About Oscar/Oscar+ model
How to use custom data to Visual Grounding Task?
Sorry for replying late. We currently do not provide an easy-to-use interface for custom data. You can try to convert it into the Refcoco format. The basic idea is to download the refcoco splits and try to add new config and data files for your dataset like the existing ones.
The details for different data files: yamls/xxx.yaml: is the main config file. split/xxx.json: contains the image name and text query. Do make sure to include "file_name", "height", "width", "id", and "caption". detections/xxx/dets.json: is the candidate boxes or segmentation masks. Please make sure the box coordinates are [x0, y0, w, h].

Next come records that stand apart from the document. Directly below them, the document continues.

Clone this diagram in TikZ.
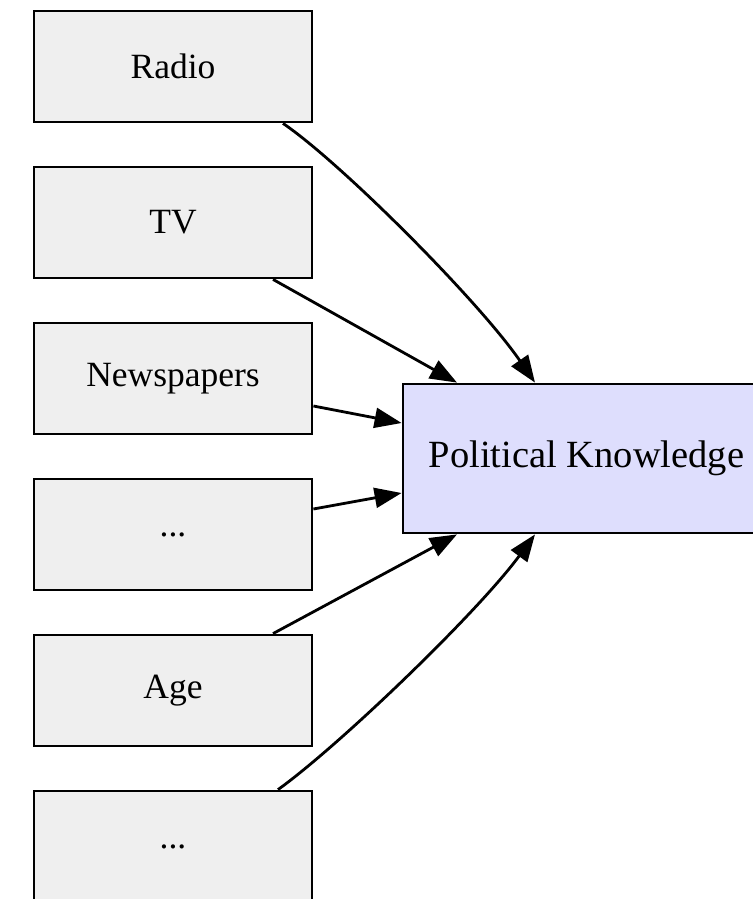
\documentclass[tikz,border=0pt]{standalone}
\usepackage{fontspec}
\setmainfont{Liberation Serif}
\usetikzlibrary{arrows.meta}
\definecolor{boxgray}{HTML}{EFEFEF}
\definecolor{pkblue}{HTML}{DEDEFD}

\begin{document}
\begin{tikzpicture}[x=1pt,y=-1pt,->,>={Triangle[length=27pt,width=20pt]},line width=2.8pt]
      \tikzstyle{box}=[shape=rectangle,draw=black,fill=boxgray,line width=2.8pt,minimum width=278pt,minimum height=111pt,inner sep=0pt,font=\fontsize{35.5}{40}\selectfont];
      \tikzstyle{target}=[shape=rectangle,draw=black,fill=pkblue,line width=2.8pt,minimum width=367pt,minimum height=149pt,inner sep=0pt,font=\fontsize{38.5}{42}\selectfont];

      \useasboundingbox (0,0) rectangle (752,899);

      \node[box](radio) at (173,66.5) {Radio};
      \node[box](tv) at (173,222.5) {TV};
      \node[box](news) at (173,378.5) {Newspapers};
      \node[box](dotsA) at (173,534.5) {...};
      \node[box](age) at (173,690.5) {Age};
      \node[box](dotsB) at (173,846.5) {...};
      \node[target](pk) at (586.5,458.5) {Political Knowledge};

      \draw ([xshift=110pt]radio.south) .. controls (340,162) and (478,300) .. ([xshift=-51.5pt]pk.north);
      \draw ([xshift=100pt]tv.south) -- ([xshift=-129.5pt]pk.north);
      \draw ([yshift=-27.5pt]news.east) -- ([yshift=35.5pt]pk.west);
      \draw ([yshift=25.5pt]dotsA.east) -- ([yshift=-34.5pt]pk.west);
      \draw ([xshift=100pt]age.north) -- ([xshift=-129.5pt]pk.south);
      \draw ([xshift=105pt]dotsB.north) .. controls (340,745) and (478,612) .. ([xshift=-51.5pt]pk.south);

    \end{tikzpicture}
\end{document}
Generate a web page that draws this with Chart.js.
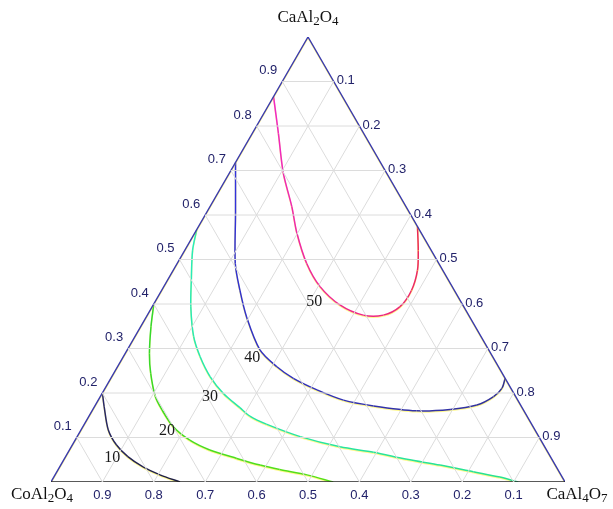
<!DOCTYPE html>
<html>
<head>
<meta charset="utf-8">
<script src="https://cdn.jsdelivr.net/npm/chart.js@4"></script>
<style>
  body { margin: 0; background: #fff; }
  #wrap { width: 613px; height: 509px; }
</style>
</head>
<body>
<div id="wrap"><canvas id="ternary" width="613" height="509"></canvas></div>
<script>
// composition ticks along each side
const ticks = [0.1, 0.2, 0.3, 0.4, 0.5, 0.6, 0.7, 0.8, 0.9];
const tickLabels = ['0.1', '0.2', '0.3', '0.4', '0.5', '0.6', '0.7', '0.8', '0.9'];

// vertex names, split into [text, subscript, text, subscript]
const topName = ['CaAl', '2', 'O', '4'];
const leftName = ['CoAl', '2', 'O', '4'];
const rightName = ['CaAl', '4', 'O', '7'];

// contour points as [CaAl2O4 fraction, CaAl4O7 fraction]
const contour10 = [[0.20, 0.000], [0.169, 0.019], [0.117, 0.053], [0.083, 0.086], [0.057, 0.121],
    [0.034, 0.162], [0.016, 0.204], [0.0, 0.251]];
const contour20 = [[0.40, 0.000], [0.349, 0.020], [0.289, 0.047], [0.244, 0.072], [0.192, 0.107],
    [0.162, 0.135], [0.124, 0.176], [0.094, 0.223], [0.072, 0.273], [0.053, 0.335], [0.038, 0.388],
    [0.028, 0.431], [0.016, 0.490], [0.0, 0.549]];
const contour30 = [[0.567, 0.000], [0.521, 0.015], [0.454, 0.046], [0.394, 0.075], [0.327, 0.114],
    [0.282, 0.149], [0.237, 0.191], [0.199, 0.236], [0.167, 0.284], [0.148, 0.313], [0.130, 0.354],
    [0.102, 0.434], [0.079, 0.523], [0.067, 0.594], [0.051, 0.667], [0.038, 0.738], [0.023, 0.810],
    [0.011, 0.868], [0.0, 0.909]];
const contour40 = [[0.718, 0.000], [0.604, 0.057], [0.491, 0.113], [0.431, 0.152], [0.371, 0.195],
    [0.297, 0.258], [0.259, 0.310], [0.233, 0.355], [0.207, 0.414], [0.184, 0.477], [0.171, 0.542],
    [0.160, 0.631], [0.163, 0.695], [0.173, 0.742], [0.192, 0.765], [0.211, 0.772], [0.233, 0.767]];
const contour50 = [[0.866, 0.000], [0.783, 0.051], [0.694, 0.105], [0.619, 0.159], [0.559, 0.199],
    [0.491, 0.252], [0.439, 0.304], [0.398, 0.363], [0.375, 0.420], [0.375, 0.459], [0.394, 0.482],
    [0.431, 0.486], [0.476, 0.475], [0.521, 0.454], [0.574, 0.426]];

const contourLevels = ['10', '20', '30', '40', '50'];
// where each level's label sits, [CaAl2O4, CaAl4O7]
const contourLabelAt = [[0.054, 0.092], [0.115, 0.168], [0.191, 0.214], [0.279, 0.252], [0.404, 0.310]];

const H = Math.sqrt(3) / 2;
function toXY(a, c) {
    return { x: c + a / 2, y: a * H };
}

function gridLines() {
    const sets = [];
    ticks.forEach(t => {
        sets.push([toXY(t, 0), toXY(t, 1 - t)]);          // constant CaAl2O4
        sets.push([toXY(0, t), toXY(1 - t, t)]);          // constant CaAl4O7
        sets.push([toXY(0, 1 - t), toXY(1 - t, 0)]);      // constant CoAl2O4
    });
    return sets.map(pts => ({
        data: pts,
        borderColor: '#dcdcdc',
        borderWidth: 1,
        tension: 0
    }));
}

function mix(c1, c2, f) {
    const r = Math.round(c1[0] + (c2[0] - c1[0]) * f);
    const g = Math.round(c1[1] + (c2[1] - c1[1]) * f);
    const b = Math.round(c1[2] + (c2[2] - c1[2]) * f);
    return `rgb(${r},${g},${b})`;
}

function contourSet(points, from, to) {
    const n = points.length - 1;
    return {
        data: points.map(p => toXY(p[0], p[1])),
        borderColor: mix(from, to, 0.5),
        borderWidth: 1.5,
        tension: 0.3,
        shadow: true,
        segment: {
            borderColor: ctx => mix(from, to, ctx.p0DataIndex / n)
        }
    };
}

const datasets = [
    ...gridLines(),
    { data: [toXY(0, 0), toXY(0, 1)], borderColor: '#222222', borderWidth: 1.6, tension: 0 },
    { data: [toXY(0, 0), toXY(1, 0), toXY(0, 1)], borderColor: '#3a3ab0', borderWidth: 1.4, tension: 0, shadow: true },
    contourSet(contour10, [40, 40, 110], [30, 30, 60]),
    contourSet(contour20, [50, 215, 50], [90, 225, 20]),
    contourSet(contour30, [40, 235, 190], [40, 225, 140]),
    contourSet(contour40, [50, 50, 220], [50, 50, 140]),
    contourSet(contour50, [240, 40, 200], [235, 40, 80])
];

const shadowPlugin = {
    id: 'shadow',
    beforeDatasetDraw(chart, args) {
        if (!args.meta._dataset.shadow) return;
        const ctx = chart.ctx;
        ctx.save();
        ctx.shadowColor = 'rgba(255, 240, 0, 0.45)';
        ctx.shadowOffsetX = 0;
        ctx.shadowOffsetY = 1;
        ctx.shadowBlur = 0;
    },
    afterDatasetDraw(chart, args) {
        if (!args.meta._dataset.shadow) return;
        chart.ctx.restore();
    }
};

function drawChem(ctx, parts, cx, cy) {
    const big = '17px "Liberation Serif", "Times New Roman", serif';
    const small = '13px "Liberation Serif", "Times New Roman", serif';
    let w = 0;
    parts.forEach((p, i) => {
        ctx.font = i % 2 ? small : big;
        w += ctx.measureText(p).width;
    });
    let x = cx - w / 2;
    ctx.textAlign = 'left';
    ctx.textBaseline = 'alphabetic';
    parts.forEach((p, i) => {
        ctx.font = i % 2 ? small : big;
        ctx.fillText(p, x, cy + 5 + (i % 2 ? 3 : 0));
        x += ctx.measureText(p).width;
    });
}

const labelPlugin = {
    id: 'ternaryLabels',
    afterDatasetsDraw(chart) {
        const ctx = chart.ctx;
        const xs = chart.scales.x;
        const ys = chart.scales.y;
        const px = p => xs.getPixelForValue(p.x);
        const py = p => ys.getPixelForValue(p.y);
        ctx.save();

        ctx.fillStyle = '#22226a';
        ctx.font = '13px "Liberation Sans", Arial, sans-serif';
        ctx.textBaseline = 'middle';
        ticks.forEach((t, i) => {
            let p = toXY(t, 0);
            ctx.textAlign = 'center';
            ctx.fillText(tickLabels[i], px(p) - 14, py(p) - 11);

            p = toXY(1 - t, t);
            ctx.textAlign = 'left';
            ctx.fillText(tickLabels[i], px(p) + 3, py(p) - 1);

            p = toXY(0, 1 - t);
            ctx.textAlign = 'center';
            ctx.fillText(tickLabels[i], px(p), py(p) + 13);
        });

        ctx.fillStyle = '#111111';
        let p = toXY(1, 0);
        drawChem(ctx, topName, px(p), py(p) - 20);
        p = toXY(0, 0);
        drawChem(ctx, leftName, px(p) - 9, py(p) + 12);
        p = toXY(0, 1);
        drawChem(ctx, rightName, px(p) + 12, py(p) + 12);

        ctx.fillStyle = '#1a1a1a';
        ctx.font = '16px "Liberation Serif", "Times New Roman", serif';
        ctx.textAlign = 'center';
        ctx.textBaseline = 'middle';
        contourLevels.forEach((lv, i) => {
            const q = toXY(contourLabelAt[i][0], contourLabelAt[i][1]);
            ctx.fillText(lv, px(q), py(q));
        });
        ctx.restore();
    }
};

new Chart(document.getElementById('ternary').getContext('2d'), {
    type: 'scatter',
    data: { datasets: datasets },
    options: {
        responsive: false,
        animation: false,
        devicePixelRatio: 1,
        showLine: true,
        layout: {
            padding: { left: 51, right: 48, top: 37, bottom: 27 }
        },
        elements: {
            point: { radius: 0, hoverRadius: 0 },
            line: { fill: false }
        },
        plugins: {
            legend: { display: false },
            tooltip: { enabled: false }
        },
        scales: {
            x: { type: 'linear', min: 0, max: 1, display: false },
            y: { type: 'linear', min: 0, max: H, display: false }
        }
    },
    plugins: [shadowPlugin, labelPlugin]
});
</script>
</body>
</html>
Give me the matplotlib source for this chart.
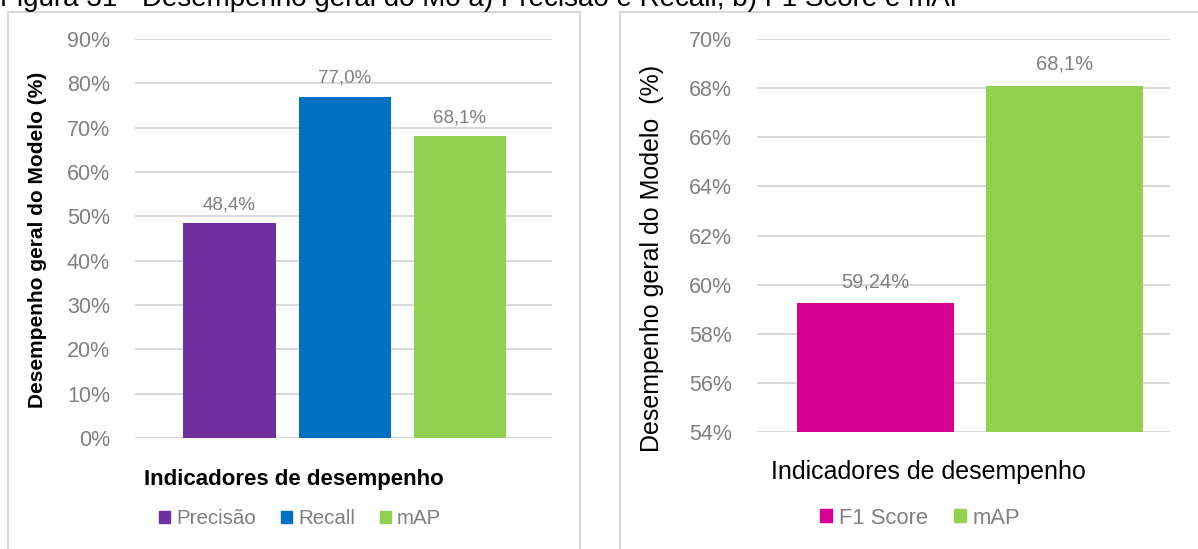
import matplotlib
matplotlib.use('Agg')
import matplotlib.pyplot as plt
from matplotlib.patches import Rectangle, Patch
from matplotlib.ticker import FuncFormatter

plt.rcParams['font.family'] = ['Liberation Sans', 'DejaVu Sans']

# a) Precisao e Recall
cats_a = ['Precisão', 'Recall', 'mAP']
vals_a = [48.4, 77.0, 68.1]
labels_a = ['48,4%', '77,0%', '68,1%']
colors_a = ['#7030A0', '#0070C0', '#92D050']

# b) F1 Score e mAP
cats_b = ['F1 Score', 'mAP']
vals_b = [59.24, 68.1]
labels_b = ['59,24%', '68,1%']
colors_b = ['#D60093', '#92D050']

grey = '#808080'
grid_c = '#D9D9D9'

def main():
    fig = plt.figure(figsize=(11.98, 5.49), dpi=100)

    # panel frames
    for x0, x1 in [(8, 580), (620, 1200)]:
        fig.patches.append(Rectangle((x0 / 1198, -0.05), (x1 - x0) / 1198, 1.05 - 12 / 549,
                                     transform=fig.transFigure, fill=False,
                                     edgecolor='#D9D9D9', lw=1.5))

    # caption is cut off at the top edge in the original too
    fig.text(0.0, 1 - 6 / 549, 'Figura 31 - Desempenho geral do Mo a) Precisão e Recall, b) F1 Score e mAP',
             fontsize=20, va='baseline', ha='left')

    # left chart
    ax1 = fig.add_axes([135 / 1198, 1 - 438 / 549, (552 - 135) / 1198, (438 - 39) / 549])
    x = range(len(cats_a))
    ax1.bar(x, vals_a, width=0.8, color=colors_a, zorder=3)
    for i, v in enumerate(vals_a):
        ax1.text(i, v + 2.2, labels_a[i], ha='center', va='bottom', color=grey, fontsize=13.5)
    ax1.set_ylim(0, 90)
    ax1.set_xlim(-0.82, 2.8)
    ax1.set_yticks(range(0, 91, 10))
    ax1.yaxis.set_major_formatter(FuncFormatter(lambda v, p: '%d%%' % v))
    ax1.set_xticks([])
    ax1.grid(axis='y', color=grid_c, lw=1.4, zorder=0)
    for s in ax1.spines.values():
        s.set_visible(False)
    ax1.tick_params(axis='y', length=0, labelcolor=grey, labelsize=15.5, pad=18)
    fig.text(38 / 1198, 1 - 240 / 549, 'Desempenho geral do Modelo (%)', rotation=90,
             ha='center', va='center', fontsize=15, fontweight='bold')
    fig.text(294 / 1198, 1 - 480 / 549, 'Indicadores de desempenho', ha='center', va='center',
             fontsize=16, fontweight='bold')
    h1 = [Patch(color=c, label=l) for c, l in zip(colors_a, cats_a)]
    leg1 = fig.legend(handles=h1, loc='center', bbox_to_anchor=(300 / 1198, 1 - 519 / 549),
                      ncol=3, frameon=False, fontsize=14.8, handlelength=0.55, handleheight=0.55,
                      handletextpad=0.3, columnspacing=1.2)
    for t in leg1.get_texts():
        t.set_color(grey)

    # right chart
    ax2 = fig.add_axes([757 / 1198, 1 - 432 / 549, (1170 - 757) / 1198, (432 - 39) / 549])
    x = range(len(cats_b))
    ax2.bar(x, vals_b, width=0.83, color=colors_b, zorder=3)
    for i, v in enumerate(vals_b):
        ax2.text(i, v + 0.5, labels_b[i], ha='center', va='bottom', color=grey, fontsize=14.5)
    ax2.set_ylim(54, 70)
    ax2.set_xlim(-0.625, 1.555)
    ax2.set_yticks(range(54, 71, 2))
    ax2.yaxis.set_major_formatter(FuncFormatter(lambda v, p: '%d%%' % v))
    ax2.set_xticks([])
    ax2.grid(axis='y', color=grid_c, lw=1.4, zorder=0)
    for s in ax2.spines.values():
        s.set_visible(False)
    ax2.tick_params(axis='y', length=0, labelcolor=grey, labelsize=15.5, pad=18)
    fig.text(652 / 1198, 1 - 258 / 549, 'Desempenho geral do Modelo  (%)', rotation=90,
             ha='center', va='center', fontsize=18)
    fig.text(928 / 1198, 1 - 472 / 549, 'Indicadores de desempenho', ha='center', va='center',
             fontsize=18)
    h2 = [Patch(color=c, label=l) for c, l in zip(colors_b, cats_b)]
    leg2 = fig.legend(handles=h2, loc='center', bbox_to_anchor=(920 / 1198, 1 - 518 / 549),
                      ncol=2, frameon=False, fontsize=15.8, handlelength=0.55, handleheight=0.55,
                      handletextpad=0.3, columnspacing=1.2)
    for t in leg2.get_texts():
        t.set_color(grey)

    fig.savefig('out.png', dpi=100)

if __name__ == '__main__':
    main()
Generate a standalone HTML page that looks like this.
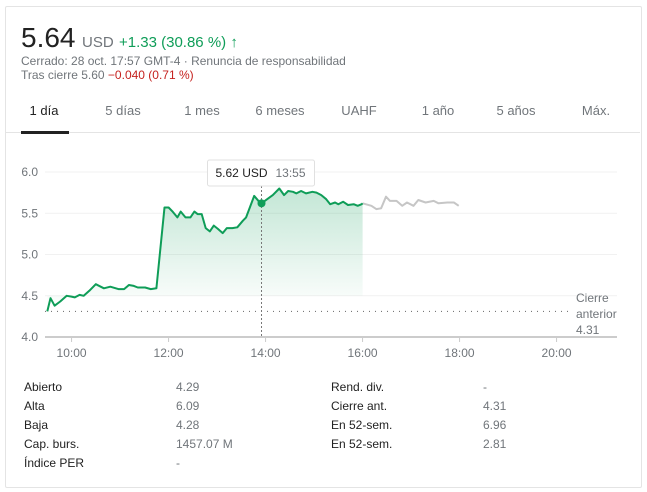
<!DOCTYPE html>
<html><head><meta charset="utf-8"><style>
body{margin:0;width:647px;height:492px;background:#fff;font-family:"Liberation Sans",Arial,sans-serif;position:relative;overflow:hidden}
.card{position:absolute;left:5px;top:6px;width:635px;height:480px;border:1px solid #e4e4e4;border-radius:2px}
.t{position:absolute;white-space:nowrap}
.tab{position:absolute;top:103px;font-size:13px;color:#70757a;transform:translateX(-50%)}
.lab{position:absolute;font-size:12px;color:#222}
.val{position:absolute;font-size:12px;color:#70757a}
</style></head><body>
<div class="card"></div>
<div class="t" style="left:21px;top:22px;font-size:28px;color:#222">5.64</div>
<div class="t" style="left:82px;top:34px;font-size:15px;color:#70757a">USD</div>
<div class="t" style="left:119px;top:34px;font-size:15px;color:#0f9d58">+1.33 (30.86 %) <span style="font-weight:bold">&#x2191;</span></div>
<div class="t" style="left:21px;top:54px;font-size:12px;color:#70757a">Cerrado: 28 oct. 17:57 GMT-4 · <span>Renuncia de responsabilidad</span></div>
<div class="t" style="left:21px;top:68px;font-size:12px;color:#70757a">Tras cierre 5.60 <span style="color:#c5221f">−0.040 (0.71 %)</span></div>
<div class="tab" style="left:44px;color:#222">1 día</div>
<div class="tab" style="left:123px">5 días</div>
<div class="tab" style="left:202px">1 mes</div>
<div class="tab" style="left:280px">6 meses</div>
<div class="tab" style="left:359px">UAHF</div>
<div class="tab" style="left:438px">1 año</div>
<div class="tab" style="left:516px">5 años</div>
<div class="tab" style="left:596px">Máx.</div>
<div style="position:absolute;left:6px;top:132px;width:634px;height:1px;background:#e4e4e4"></div>
<div style="position:absolute;left:21px;top:131px;width:48px;height:3px;background:#222"></div>

<svg id="chart" width="647" height="370" style="position:absolute;left:0;top:0" xmlns="http://www.w3.org/2000/svg">
<defs><linearGradient id="g" x1="0" y1="0" x2="0" y2="1"><stop offset="0" stop-color="#0f9d58" stop-opacity="0.25"/><stop offset="1" stop-color="#0f9d58" stop-opacity="0"/></linearGradient></defs>
</svg>

<div class="lab" style="left:24px;top:380px">Abierto</div>
<div class="val" style="left:176px;top:380px">4.29</div>
<div class="lab" style="left:24px;top:399px">Alta</div>
<div class="val" style="left:176px;top:399px">6.09</div>
<div class="lab" style="left:24px;top:418px">Baja</div>
<div class="val" style="left:176px;top:418px">4.28</div>
<div class="lab" style="left:24px;top:437px">Cap. burs.</div>
<div class="val" style="left:176px;top:437px">1457.07 M</div>
<div class="lab" style="left:24px;top:456px">Índice PER</div>
<div class="val" style="left:176px;top:456px">-</div>
<div class="lab" style="left:331px;top:380px">Rend. div.</div>
<div class="val" style="left:483px;top:380px">-</div>
<div class="lab" style="left:331px;top:399px">Cierre ant.</div>
<div class="val" style="left:483px;top:399px">4.31</div>
<div class="lab" style="left:331px;top:418px">En 52-sem.</div>
<div class="val" style="left:483px;top:418px">6.96</div>
<div class="lab" style="left:331px;top:437px">En 52-sem.</div>
<div class="val" style="left:483px;top:437px">2.81</div>

<script>
const sessionMinutes=[570,574,579,586,594,600,604,610,615,622,630,640,648,658,665,671,677,682,691,698,705,715,720,725,731,735,741,747,752,756,761,766,771,776,781,787,792,799,805,812,816,826,832,835,849,857,863,868,874,878,884,890,898,903,909,915,920,926,930,936,942,949,954,959,960];
const sessionPrices=[4.31,4.47,4.38,4.43,4.50,4.49,4.48,4.51,4.50,4.56,4.64,4.59,4.61,4.58,4.58,4.63,4.62,4.60,4.60,4.58,4.59,5.57,5.57,5.52,5.45,5.52,5.45,5.45,5.52,5.49,5.49,5.32,5.28,5.35,5.31,5.26,5.32,5.32,5.33,5.41,5.45,5.71,5.64,5.62,5.72,5.80,5.72,5.77,5.76,5.74,5.77,5.74,5.76,5.75,5.72,5.67,5.61,5.63,5.61,5.64,5.60,5.61,5.59,5.61,5.62];
const afterMinutes=[960,971,977,983,989,994,1002,1009,1015,1023,1029,1038,1048,1054,1065,1073,1079];
const afterPrices=[5.62,5.59,5.55,5.56,5.70,5.65,5.65,5.59,5.63,5.59,5.66,5.63,5.65,5.62,5.63,5.63,5.59];
const yTicks=[4.0,4.5,5.0,5.5,6.0];
const yTickLabels=["4.0","4.5","5.0","5.5","6.0"];
const xTicks=[600,720,840,960,1080,1200];
const xTickLabels=["10:00","12:00","14:00","16:00","18:00","20:00"];
const prevClose=4.31;
const hoverMinute=835, hoverPrice=5.62, hoverLabel="13:55";

const NS="http://www.w3.org/2000/svg";
const svg=document.getElementById('chart');
const X=m=>47.3+(m-570)/60*48.5;
const Y=p=>337-(p-4)*82.5;
function mk(tag,attrs){const e=document.createElementNS(NS,tag);for(const k in attrs)e.setAttribute(k,attrs[k]);svg.appendChild(e);return e;}

yTicks.forEach((v,i)=>{
  if(i>0){const l=mk('line',{x1:45,x2:617,y1:Y(v),y2:Y(v),stroke:'#f1f1f1'});
  
  }
  const t=mk('text',{x:38,y:Y(v)+4,'text-anchor':'end','font-size':12,fill:'#70757a','font-family':'Liberation Sans, sans-serif'});
  t.textContent=yTickLabels[i];
  
  
});
const ax=mk('line',{x1:45,x2:617,y1:Y(4),y2:Y(4),stroke:'#ccc','stroke-width':2});


xTicks.forEach((m,i)=>{
  const tk=mk('line',{x1:X(m),x2:X(m),y1:Y(4),y2:Y(4)+5,stroke:'#ccc'});
  
  
  const t=mk('text',{x:X(m),y:357,'text-anchor':'middle','font-size':12,fill:'#70757a','font-family':'Liberation Sans, sans-serif'});
  t.textContent=xTickLabels[i];
  
  
});
const pc=mk('line',{x1:45,x2:572,y1:Y(prevClose),y2:Y(prevClose),stroke:'#666','stroke-dasharray':'1,5'});


['Cierre','anterior',String(prevClose)].forEach((s,i)=>{
  const t=mk('text',{x:576,y:302+i*16,'font-size':12,fill:'#70757a','font-family':'Liberation Sans, sans-serif'});
  t.textContent=s;
  
  
});
let d='';sessionMinutes.forEach((m,i)=>{d+=(i?'L':'M')+X(m).toFixed(1)+','+Y(sessionPrices[i]).toFixed(1);});
const area=mk('path',{d:d+'L'+X(sessionMinutes[0]+390).toFixed(1)+','+Y(4.5)+'L'+X(570)+','+Y(4.5)+'Z',fill:'url(#g)'});
area.setAttribute('d',d+'L'+X(sessionMinutes[sessionMinutes.length-1]).toFixed(1)+','+Y(4.5)+'L'+X(sessionMinutes[0]).toFixed(1)+','+Y(4.5)+'Z');


let d2='';afterMinutes.forEach((m,i)=>{d2+=(i?'L':'M')+X(m).toFixed(1)+','+Y(afterPrices[i]).toFixed(1);});
const ah=mk('path',{d:d2,fill:'none',stroke:'#c6c6c6','stroke-width':2,'stroke-linejoin':'round'});


const sl=mk('path',{d:d,fill:'none',stroke:'#0f9d58','stroke-width':2,'stroke-linejoin':'round'});


const hx=X(hoverMinute);
const vl=mk('line',{x1:hx,x2:hx,y1:186,y2:Y(4),stroke:'#777','stroke-dasharray':'2,2'});


const dot=mk('circle',{cx:hx,cy:Y(hoverPrice),r:4,fill:'#0f9d58'});


const box=mk('rect',{x:hx-54,y:160,width:107,height:26,fill:'#fff',stroke:'#e0e0e0',rx:2});


const tt=mk('text',{x:hx-46,y:177,'font-size':12,fill:'#222','font-family':'Liberation Sans, sans-serif'});
tt.textContent=hoverPrice.toFixed(2)+' USD';


const tt2=mk('text',{x:hx+14,y:177,'font-size':12,fill:'#70757a','font-family':'Liberation Sans, sans-serif'});
tt2.textContent=hoverLabel;


</script>
</body></html>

For your image dir: Please rename every image as xxx_id.jpg.
Thanks for your reply. I didn't know much about Visual Grounding task. So I want to make sure how to abtain the candidate boxes about "detections/xxx/dets.json". From detector or the preordained information?I would appreciate your reply.
The candidates can be obtained from any object detector, like Faster-RCNN. You can also use the feature extractor of VinVL, which is the prompt_feat's code. To use VinVL detector, you need provide a img_info.json file, which is a python dictionary like {"xxx.jpg": {"width": 500, "height": 333}, ...}. Then you can use the prompt_feat/cmds/gqa/_ext.sh and modify DATA_DIR, OUTPUT_DIR to your desired dirs. After that, please run python tools/ext_objects.py OUTPUT_DIR/predictions.tsv DETECTION_FILE.